→ DATA SHOWN:

□ □ □ □ □ □ □

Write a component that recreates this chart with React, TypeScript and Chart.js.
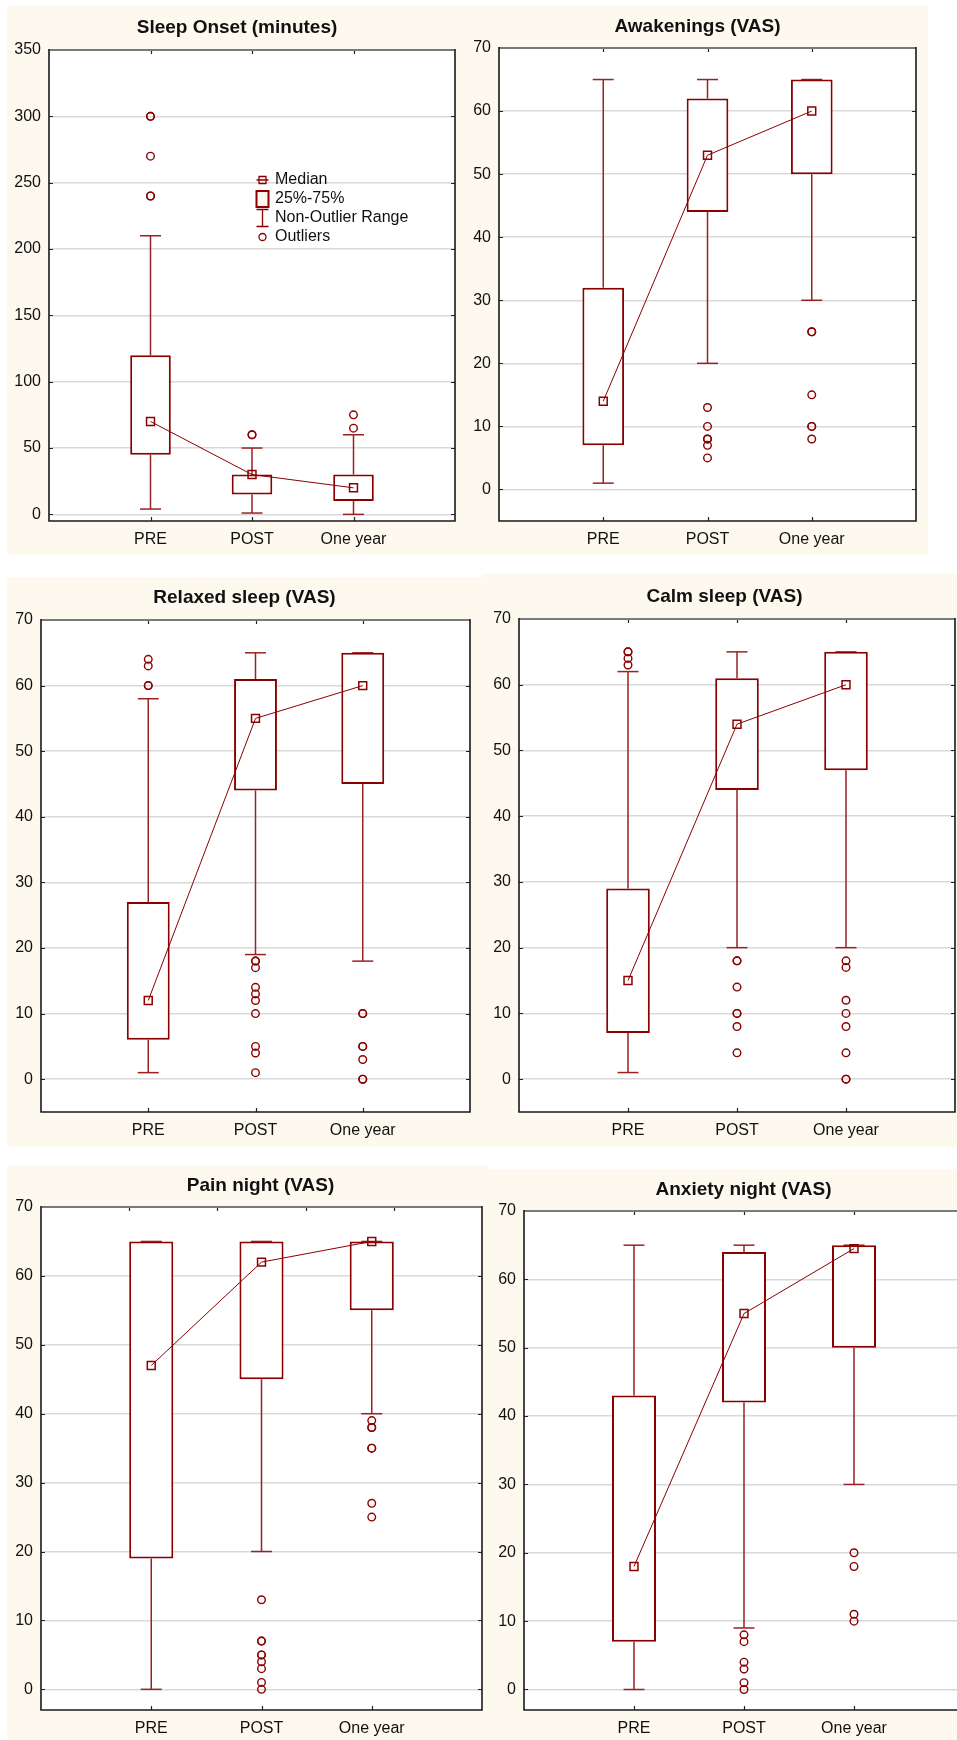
import React, { useEffect, useRef } from 'react';
import { Chart, registerables } from 'chart.js';

Chart.register(...registerables);

const FONT = "'Liberation Sans', Arial, Helvetica, sans-serif";
const DARK_RED = '#8b0000';
const WHISKER = '#9b2222';
const BEIGE = '#fef9ee';

// ---------- data ----------
const categories = ['PRE', 'POST', 'One year'];
const legendLabels = ['Median', '25%-75%', 'Non-Outlier Range', 'Outliers'];

const onsetTicks = [0, 50, 100, 150, 200, 250, 300, 350];
const vasTicks = [0, 10, 20, 30, 40, 50, 60, 70];

// Sleep Onset (minutes)
const onsetLow = [4, 1, 0];
const onsetQ1 = [45, 15, 10];
const onsetMedian = [70, 30, 20];
const onsetQ3 = [120, 30, 30];
const onsetHigh = [210, 50, 60];
const onsetOutliers = [[300, 300, 270, 240, 240], [60, 60], [75, 65]];

// Awakenings (VAS)
const awakeLow = [1, 20, 30];
const awakeQ1 = [7, 44, 50];
const awakeMedian = [14, 53, 60];
const awakeQ3 = [32, 62, 65];
const awakeHigh = [65, 65, 65];
const awakeOutliers = [[], [13, 10, 8, 8, 7, 5], [25, 25, 15, 10, 10, 8]];

// Relaxed sleep (VAS)
const relaxLow = [1, 19, 18];
const relaxQ1 = [6, 44, 45];
const relaxMedian = [12, 55, 60];
const relaxQ3 = [27, 61, 65];
const relaxHigh = [58, 65, 65];
const relaxOutliers = [[64, 63, 60, 60], [18, 18, 17, 14, 13, 12, 10, 5, 4, 1], [10, 10, 5, 5, 3, 0, 0]];

// Calm sleep (VAS)
const calmLow = [1, 20, 20];
const calmQ1 = [7, 44, 47];
const calmMedian = [15, 54, 60];
const calmQ3 = [29, 61, 65];
const calmHigh = [62, 65, 65];
const calmOutliers = [[65, 65, 64, 63], [18, 18, 14, 10, 10, 8, 4], [18, 17, 12, 10, 8, 4, 0, 0]];

// Pain night (VAS)
const painLow = [0, 20, 40];
const painQ1 = [19, 45, 55];
const painMedian = [47, 62, 65];
const painQ3 = [65, 65, 65];
const painHigh = [65, 65, 65];
const painOutliers = [[], [13, 7, 7, 5, 5, 4, 3, 1, 0], [39, 38, 38, 35, 35, 27, 25]];

// Anxiety night (VAS)
const anxLow = [0, 9, 30];
const anxQ1 = [7, 42, 50];
const anxMedian = [18, 55, 64.5];
const anxQ3 = [43, 64, 65];
const anxHigh = [65, 65, 65];
const anxOutliers = [[], [8, 7, 4, 3, 1, 0], [20, 18, 11, 10]];

// ---------- panel layout ----------
type Panel = {
  title: string;
  lo: number[]; q1: number[]; med: number[]; q3: number[]; hi: number[]; out: number[][];
  yMin: number; yMax: number; yTicks: number[];
  frame: { left: number; top: number; width: number; height: number; beigeWidth?: number };
  area: { left: number; top: number; right: number; bottom: number };
  titleY: number;
  legend?: boolean;
  topTicks?: number[];
};

const panels: Panel[] = [
  {
    title: 'Sleep Onset (minutes)', lo: onsetLow, q1: onsetQ1, med: onsetMedian, q3: onsetQ3, hi: onsetHigh, out: onsetOutliers,
    yMin: -5, yMax: 350, yTicks: onsetTicks,
    frame: { left: 7, top: 6, width: 460, height: 549 },
    area: { left: 42, top: 44, right: 451, bottom: 515 }, titleY: 22, legend: true,
  },
  {
    title: 'Awakenings (VAS)', lo: awakeLow, q1: awakeQ1, med: awakeMedian, q3: awakeQ3, hi: awakeHigh, out: awakeOutliers,
    yMin: -5, yMax: 70, yTicks: vasTicks,
    frame: { left: 467, top: 5, width: 461, height: 550 },
    area: { left: 32, top: 43, right: 454, bottom: 516 }, titleY: 22,
  },
  {
    title: 'Relaxed sleep (VAS)', lo: relaxLow, q1: relaxQ1, med: relaxMedian, q3: relaxQ3, hi: relaxHigh, out: relaxOutliers,
    yMin: -5, yMax: 70, yTicks: vasTicks,
    frame: { left: 7, top: 577, width: 475, height: 570 },
    area: { left: 34, top: 43, right: 469, bottom: 535 }, titleY: 21,
  },
  {
    title: 'Calm sleep (VAS)', lo: calmLow, q1: calmQ1, med: calmMedian, q3: calmQ3, hi: calmHigh, out: calmOutliers,
    yMin: -5, yMax: 70, yTicks: vasTicks,
    frame: { left: 482, top: 574, width: 485, height: 573 },
    area: { left: 37, top: 45, right: 474, bottom: 538 }, titleY: 23,
  },
  {
    title: 'Pain night (VAS)', lo: painLow, q1: painQ1, med: painMedian, q3: painQ3, hi: painHigh, out: painOutliers,
    yMin: -3, yMax: 70, yTicks: vasTicks,
    frame: { left: 7, top: 1165, width: 507, height: 575, beigeWidth: 481 },
    area: { left: 34, top: 42, right: 475, bottom: 545 }, titleY: 21,
    topTicks: [0.8, 1.6, 2.4, 3.2],
  },
  {
    title: 'Anxiety night (VAS)', lo: anxLow, q1: anxQ1, med: anxMedian, q3: anxQ3, hi: anxHigh, out: anxOutliers,
    yMin: -3, yMax: 70, yTicks: vasTicks,
    frame: { left: 488, top: 1169, width: 511, height: 571 },
    area: { left: 36, top: 42, right: 476, bottom: 541 }, titleY: 21,
  },
];

function BoxPanel({ p }: { p: Panel }) {
  const ref = useRef<HTMLCanvasElement>(null);

  useEffect(() => {
    const canvas = ref.current;
    if (!canvas) return;
    const W = p.frame.width;
    const H = p.frame.height;
    const { left: L, top: T, right: R, bottom: B } = p.area;
    const titleSize = 19;
    const titleLine = titleSize * 1.2;
    const padTop = p.titleY - titleLine / 2;
    const padBottom = T - p.titleY - titleLine / 2;

    const xs = categories.map((_, i) => i + 1);
    const boxData = xs.map((x, i) => ({ x, y: [p.q1[i], p.q3[i]] }));
    const whiskerData: any[] = [];
    xs.forEach((x, i) => {
      whiskerData.push({ x, y: p.hi[i] }, { x, y: p.q3[i] }, { x, y: null });
      whiskerData.push({ x, y: p.q1[i] }, { x, y: p.lo[i] }, { x, y: null });
    });
    const capData = xs.flatMap((x, i) => [{ x, y: p.hi[i] }, { x, y: p.lo[i] }]);
    const medData = xs.map((x, i) => ({ x, y: p.med[i] }));
    const outData = xs.flatMap((x, i) => p.out[i].map((y) => ({ x, y })));

    const panelPlugin = {
      id: 'panelDecor',
      beforeDraw(chart: any) {
        const { ctx, chartArea: a } = chart;
        ctx.save();
        ctx.fillStyle = '#ffffff';
        ctx.fillRect(a.left, a.top, a.right - a.left, a.bottom - a.top);
        ctx.restore();
      },
      afterDatasetsDraw(chart: any) {
        const { ctx, chartArea: a, scales } = chart;
        ctx.save();
        // tick marks
        ctx.strokeStyle = '#222';
        ctx.lineWidth = 1.2;
        ctx.beginPath();
        p.yTicks.forEach((v) => {
          const y = Math.round(scales.y.getPixelForValue(v)) + 0.5;
          ctx.moveTo(a.left, y); ctx.lineTo(a.left + 4, y);
          ctx.moveTo(a.right, y); ctx.lineTo(a.right - 4, y);
        });
        xs.forEach((v) => {
          const x = Math.round(scales.x.getPixelForValue(v)) + 0.5;
          ctx.moveTo(x, a.bottom); ctx.lineTo(x, a.bottom - 4);
        });
        (p.topTicks || xs).forEach((v) => {
          const x = Math.round(scales.x.getPixelForValue(v)) + 0.5;
          ctx.moveTo(x, a.top); ctx.lineTo(x, a.top + 4);
        });
        ctx.stroke();
        // frame
        ctx.strokeStyle = '#7a7a7a';
        ctx.lineWidth = 2;
        ctx.beginPath();
        ctx.moveTo(a.left, a.top); ctx.lineTo(a.right, a.top);
        ctx.stroke();
        ctx.strokeStyle = '#1a1a1a';
        ctx.lineWidth = 1.6;
        ctx.beginPath();
        ctx.moveTo(a.left, a.top - 1); ctx.lineTo(a.left, a.bottom);
        ctx.lineTo(a.right, a.bottom); ctx.lineTo(a.right, a.top - 1);
        ctx.stroke();

        if (p.legend) {
          const sx = a.left + 213.5;
          const tx = a.left + 226;
          const y0 = a.top + 130;
          const dy = 19;
          ctx.font = `16px ${FONT}`;
          ctx.fillStyle = '#111';
          ctx.textBaseline = 'middle';
          ctx.textAlign = 'left';
          legendLabels.forEach((lab, i) => ctx.fillText(lab, tx, y0 + i * dy));
          ctx.strokeStyle = DARK_RED;
          // median symbol
          ctx.lineWidth = 1.3;
          ctx.beginPath();
          ctx.moveTo(sx - 6, y0); ctx.lineTo(sx + 6, y0);
          ctx.rect(sx - 3.5, y0 - 3.5, 7, 7);
          ctx.stroke();
          // box symbol
          ctx.lineWidth = 2;
          ctx.fillStyle = BEIGE;
          ctx.fillRect(sx - 6, y0 + dy - 8, 12, 16);
          ctx.strokeRect(sx - 6, y0 + dy - 8, 12, 16);
          // whisker symbol
          ctx.lineWidth = 1.3;
          ctx.beginPath();
          const wy = y0 + 2 * dy;
          ctx.moveTo(sx, wy - 8.5); ctx.lineTo(sx, wy + 8.5);
          ctx.moveTo(sx - 6, wy - 8.5); ctx.lineTo(sx + 6, wy - 8.5);
          ctx.moveTo(sx - 6, wy + 8.5); ctx.lineTo(sx + 6, wy + 8.5);
          ctx.stroke();
          // outlier symbol
          ctx.beginPath();
          ctx.arc(sx, y0 + 3 * dy, 3.5, 0, Math.PI * 2);
          ctx.stroke();
        }
        ctx.restore();
      },
    };

    const chart = new Chart(canvas, {
      type: 'bar',
      data: {
        datasets: [
          {
            type: 'line',
            label: 'Median',
            data: medData,
            borderColor: DARK_RED,
            borderWidth: 1,
            pointStyle: 'rect',
            pointRadius: 5.6,
            pointBorderWidth: 1.5,
            pointBorderColor: DARK_RED,
            pointBackgroundColor: 'rgba(0,0,0,0)',
            fill: false,
            tension: 0,
          } as any,
          {
            type: 'line',
            label: 'Outliers',
            data: outData,
            showLine: false,
            pointStyle: 'circle',
            pointRadius: 3.8,
            pointBorderWidth: 1.4,
            pointBorderColor: DARK_RED,
            pointBackgroundColor: 'rgba(0,0,0,0)',
          } as any,
          {
            type: 'bar',
            label: '25%-75%',
            data: boxData,
            backgroundColor: '#ffffff',
            borderColor: DARK_RED,
            borderWidth: 2,
            borderSkipped: false,
            barPercentage: 0.4,
            categoryPercentage: 1,
          } as any,
          {
            type: 'line',
            label: 'Caps',
            data: capData,
            showLine: false,
            pointStyle: 'line',
            pointRadius: 10.5,
            pointBorderWidth: 1.5,
            pointBorderColor: WHISKER,
          } as any,
          {
            type: 'line',
            label: 'Non-Outlier Range',
            data: whiskerData,
            borderColor: WHISKER,
            borderWidth: 1.5,
            pointRadius: 0,
            spanGaps: false,
            fill: false,
          } as any,
        ],
      },
      options: {
        animation: false,
        responsive: false,
        maintainAspectRatio: false,
        devicePixelRatio: 1,
        events: [],
        layout: { padding: 0 },
        plugins: {
          legend: { display: false },
          tooltip: { enabled: false },
          title: {
            display: true,
            text: p.title,
            color: '#111',
            font: { family: FONT, size: titleSize, weight: 'bold', lineHeight: 1.2 },
            padding: { top: padTop, bottom: padBottom },
          },
        },
        scales: {
          x: {
            type: 'linear',
            position: 'bottom',
            min: 0,
            max: 4,
            offset: false,
            grid: { display: false, drawTicks: false },
            border: { display: false },
            afterBuildTicks: (s: any) => { s.ticks = xs.map((v) => ({ value: v })); },
            afterFit: (s: any) => { s.height = H - B; },
            ticks: {
              autoSkip: false,
              maxRotation: 0,
              padding: 8.5,
              color: '#111',
              font: { family: FONT, size: 16 },
              callback: (v: any) => categories[Number(v) - 1] ?? '',
            },
          },
          y: {
            type: 'linear',
            position: 'left',
            min: p.yMin,
            max: p.yMax,
            grid: { color: '#d9d9d9', lineWidth: 1.5, drawTicks: false },
            border: { display: false },
            afterBuildTicks: (s: any) => { s.ticks = p.yTicks.map((v) => ({ value: v })); },
            afterFit: (s: any) => { s.width = L; },
            ticks: {
              padding: 8,
              color: '#111',
              font: { family: FONT, size: 16 },
            },
          },
          yR: {
            type: 'linear',
            position: 'right',
            display: true,
            grid: { display: false, drawTicks: false },
            border: { display: false },
            ticks: { display: false },
            afterFit: (s: any) => { s.width = W - R; },
          },
        },
      } as any,
      plugins: [panelPlugin],
    });
    return () => chart.destroy();
  }, [p]);

  const bw = p.frame.beigeWidth;
  return (
    <canvas
      ref={ref}
      width={p.frame.width}
      height={p.frame.height}
      style={{
        position: 'absolute',
        left: p.frame.left,
        top: p.frame.top,
        width: p.frame.width,
        height: p.frame.height,
        background: bw ? `linear-gradient(to right, ${BEIGE} ${bw}px, rgba(255,255,255,0) ${bw}px)` : BEIGE,
      }}
    />
  );
}

export default function App() {
  return (
    <div
      style={{
        position: 'absolute',
        left: 0,
        top: 0,
        width: 957,
        height: 1740,
        overflow: 'hidden',
        background: '#ffffff',
      }}
    >
      {panels.map((p) => (
        <BoxPanel key={p.title} p={p} />
      ))}
    </div>
  );
}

□ □ □ □ □ □ □

→ SHORT PROBLEM: Exactly restate the lines from the beginning of the data through the line with "60], [75, 65]];", and no others, keeping pictures out.

→ RESPONSE TO THIS TASK:
Write a component that recreates this chart with React, TypeScript and Chart.js.
import React, { useEffect, useRef } from 'react';
import { Chart, registerables } from 'chart.js';

Chart.register(...registerables);

const FONT = "'Liberation Sans', Arial, Helvetica, sans-serif";
const DARK_RED = '#8b0000';
const WHISKER = '#9b2222';
const BEIGE = '#fef9ee';

// ---------- data ----------
const categories = ['PRE', 'POST', 'One year'];
const legendLabels = ['Median', '25%-75%', 'Non-Outlier Range', 'Outliers'];

const onsetTicks = [0, 50, 100, 150, 200, 250, 300, 350];
const vasTicks = [0, 10, 20, 30, 40, 50, 60, 70];

// Sleep Onset (minutes)
const onsetLow = [4, 1, 0];
const onsetQ1 = [45, 15, 10];
const onsetMedian = [70, 30, 20];
const onsetQ3 = [120, 30, 30];
const onsetHigh = [210, 50, 60];
const onsetOutliers = [[300, 300, 270, 240, 240], [60, 60], [75, 65]];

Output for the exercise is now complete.